Liberals love to claim the Bush administration has broadly weakened regulations at the behest of corporate interests. And the media lap up these claims. Problem is, the nation’s regulatory burden has grown significantly under President Bush and it looks like the situation is going to get worse in the final months of his presidency.

Many federal regulations are justified, some even necessary for a properly functioning market (like those that reinforce property rights and market mechanisms). Nevertheless, all rules come at a cost, and according to a 2005 study by the Small Business Administration, the cost of all rules currently on the books is $1.1 trillion annually.
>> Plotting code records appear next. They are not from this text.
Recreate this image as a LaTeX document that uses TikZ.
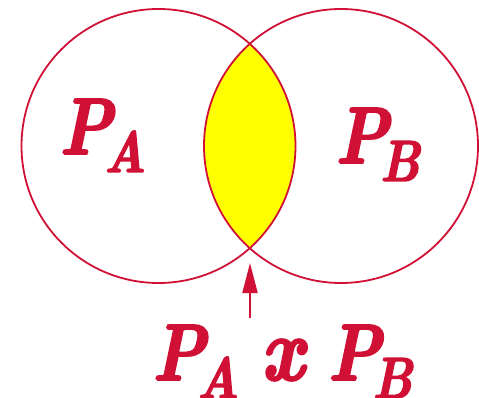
\documentclass[tikz,border=0pt]{standalone}
\usepackage{fontspec}
\newfontface\heavyfont{lmroman10-bolditalic.otf}[FakeBold=2.5, FakeStretch=0.84]
\usetikzlibrary{arrows.meta}
\definecolor{vred}{RGB}{208,16,52}
\definecolor{lensyellow}{RGB}{255,255,0}
\tikzset{
  setcircle/.style={circle, draw=vred, line width=1.8pt, minimum size=274pt, inner sep=0pt},
  biglabel/.style={text=vred, inner sep=0pt, anchor=base west, font=\heavyfont\fontsize{80}{80}\selectfont},
  pointer/.style={draw=vred, line width=2pt, -{Triangle[width=15pt,length=30pt]}}
}
\newcommand{\subl}[1]{\raisebox{-18pt}{\fontsize{58}{58}\selectfont #1}}
\newcommand{\bigx}{{\fontsize{90}{90}\selectfont x}}
\begin{document}
\begin{tikzpicture}[x=1pt,y=-1pt]
\useasboundingbox (0,0) rectangle (479,398);
\begin{scope}
  \clip (158.5,146) circle (137);
  \fill[lensyellow] (341,146) circle (137);
\end{scope}
\node[setcircle] (ca) at (158.5,146) {};
\node[setcircle] (cb) at (341,146) {};
\node[biglabel] (pa) at (59,154) {P\kern-8pt\subl{A}};
\node[biglabel] (pb) at (335,163) {P\kern-8pt\subl{B}};
\node[biglabel] (pab) at (152,380) {P\kern-8pt\subl{A}\kern 22pt\bigx\kern 24pt P\kern-8pt\subl{B}};
\coordinate (tail) at (250,318);
\coordinate (tip) at (250,263);
\draw[pointer] (tail) -- (tip);
\end{tikzpicture}
\end{document}
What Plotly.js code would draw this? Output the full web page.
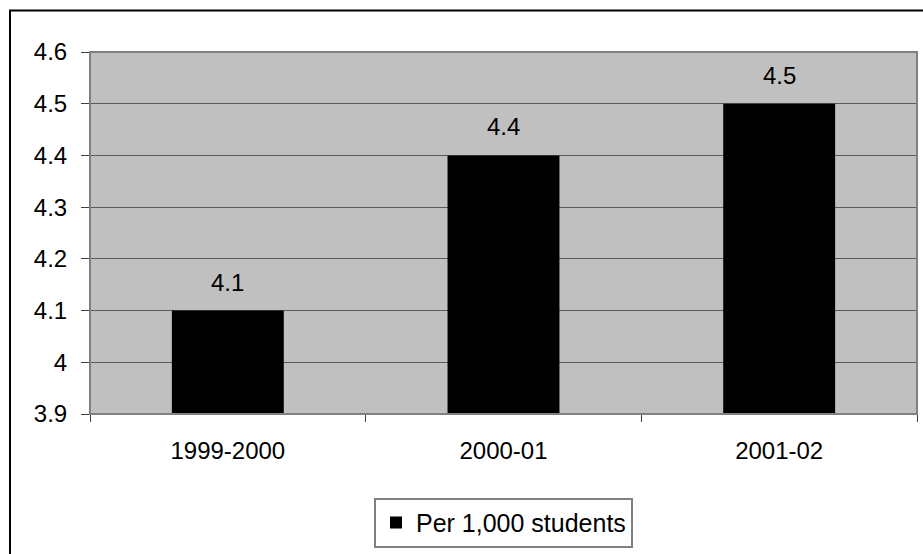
<!DOCTYPE html>
<html>
<head>
<meta charset="utf-8">
<script src="https://cdn.plot.ly/plotly-3.0.1.min.js"></script>
<style>html,body{margin:0;padding:0;background:#fff;}#chart{width:923px;height:554px;}</style>
</head>
<body>
<div id="chart"></div>
<script>
const categories = ["1999-2000", "2000-01", "2001-02"];
const values = [4.1, 4.4, 4.5];
const seriesName = "Per 1,000 students";
const yTickVals = [3.9, 4.0, 4.1, 4.2, 4.3, 4.4, 4.5, 4.6];
const yTickText = ["3.9", "4", "4.1", "4.2", "4.3", "4.4", "4.5", "4.6"];

const W = 923, H = 554;
const L = 90, R = 917, T = 52, B = 419;
const pw = R - L, ph = B - T;
const px = v => (v - L) / pw;
const py = v => (B - v) / ph;

const FONT = "Liberation Sans, Arial, sans-serif";
const FS = 24;

const trace = {
  type: "bar",
  x: categories,
  y: values,
  name: seriesName,
  marker: {color: "#000000", line: {width: 0}},
  showlegend: true,
  hoverinfo: "skip"
};

const annotations = categories.map((c, i) => ({
  x: c, y: values[i], xref: "x", yref: "y",
  text: values[i].toFixed(1), showarrow: false,
  yanchor: "bottom", yshift: 13,
  font: {family: FONT, size: FS, color: "#000"}
}));

const layout = {
  width: W, height: H,
  margin: {l: L, r: W - R, t: T, b: H - B, pad: 0},
  paper_bgcolor: "#ffffff",
  plot_bgcolor: "#c0c0c0",
  font: {family: FONT, size: FS, color: "#000"},
  bargap: 0.594,
  showlegend: true,
  legend: {
    orientation: "h", x: 0.5, xanchor: "center", xref: "paper",
    y: py(504), yanchor: "top", yref: "paper",
    bgcolor: "#ffffff", bordercolor: "#808080", borderwidth: 2,
    font: {family: FONT, size: 25, color: "#000"},
    itemwidth: 30
  },
  xaxis: {
    type: "category",
    tickson: "boundaries",
    ticks: "outside", ticklen: 7, tickcolor: "#404040", tickwidth: 1,
    showline: true, linecolor: "#404040", linewidth: 1, mirror: false,
    showgrid: false, zeroline: false,
    ticklabelstandoff: 15,
    tickfont: {family: FONT, size: FS, color: "#000"},
    fixedrange: true
  },
  yaxis: {
    range: [3.9, 4.6],
    tickvals: yTickVals, ticktext: yTickText,
    ticks: "outside", ticklen: 8, tickcolor: "#404040", tickwidth: 1,
    showline: true, linecolor: "#404040", linewidth: 1,
    showgrid: true, gridcolor: "#5a5a5a", gridwidth: 1,
    zeroline: false,
    ticklabelstandoff: 9,
    tickfont: {family: FONT, size: FS, color: "#000"},
    fixedrange: true
  },
  annotations: annotations,
  shapes: [
    {type: "rect", xref: "paper", yref: "paper", layer: "above",
     x0: 0, x1: 1, y0: 0, y1: 1,
     line: {color: "#808080", width: 2}, fillcolor: "rgba(0,0,0,0)"},
    {type: "rect", xref: "paper", yref: "paper", layer: "above",
     x0: px(10), x1: px(930), y0: py(10), y1: py(570),
     line: {color: "#000000", width: 2}, fillcolor: "rgba(0,0,0,0)"}
  ]
};

Plotly.newPlot("chart", [trace], layout, {displayModeBar: false, staticPlot: true});
</script>
</body>
</html>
As Heritage Foundation Senior Research Fellow in Regulatory Policy James Gattuso documents, by almost every measure, regulatory burdens have risen under Bush.

  • Regulatory Budget and Staffing Levels: Appropriations for federal regulatory agencies have increased 44% under Bush from $27 billion to $44.9 billion. Even excluding the federal takeover of airport screeners, the increase in regulatory budgets is still up 30% and non-Transportation Security Administration staff is up 11%.
  • Regulatory Page Counts: In 2007 the Federal Register (the publication all proposed and finalized rules must be published in) had 72,090 pages, higher than any year before 2000. In 2007, the Code of Federal Regulation (essentially the regulatory statute book) had 145,816 pages, more than 4,500 pages longer than when Bush took office.
  • The Number and Cost of Major Rules: Since Bush took office 98 rules have had an economic impact on the United States greater than $100 million. Of those 98, 75 have increased the regulatory burden and 23 have decreased it. More than half of the cost saving rules came from the FCC and SEC, two independent agencies Bush cannot directly control.
  • Cost Estimates: Since Bush took office, more than $28 billion in new regulatory costs have been inflicted on the American people. Only in 2001 when Bush repealed President Bill Clinton’s costly ergonomics rule, did overall regulatory costs decrease.

Historically, costly administrative rulemaking skyrockets in the waning days of a presidency. Under Clinton, $13.1 billion in regulations were promulgated in 2000–more than one-third higher than any other year of his term. The first President Bush was no different. He raised regulatory costs $12.5 billion in 1992. With decisions upcoming on greenhouse grasses and polar bear endangered species listing, the current Bush administration has the potential to out due both of his most recent predecessors. Imprudent action on either front could cost the U.S. economy hundreds of billions of dollars.

Quick Hits:

  • The National Oceanic and Atmospheric Administration announced yesterday that it will evaluate whether four kinds of seals inhabiting Alaska’s Bering Sea should be placed on the endangered species list because of melting sea ice.
  • A Department of Justice indictment alleges that Reps. Jim McDermott (D-Wash.) and Mike Thompson (D-Calif.) and ex-Rep. David Bonior (D-Mich.) were pawns of Saddam Hussein’s efforts to stay in power when they accepted a trip to visit Iraq in 2002.
  • Farmers in Argentina continue to strike in protest of new liberal President Cristina Fernández de Kirchner tax increase on grain exports.
  • Iran is asking he United States, Britain, France and Germany to apologize to the country’s leaders and scientists for damaging their reputations through U.N. Security Council sanctions resolutions.
  • Liberals in Mexico are fighting President Felipe Calderon’s efforts to open the government’s oil monopoly to international investment despite dwindling reserves.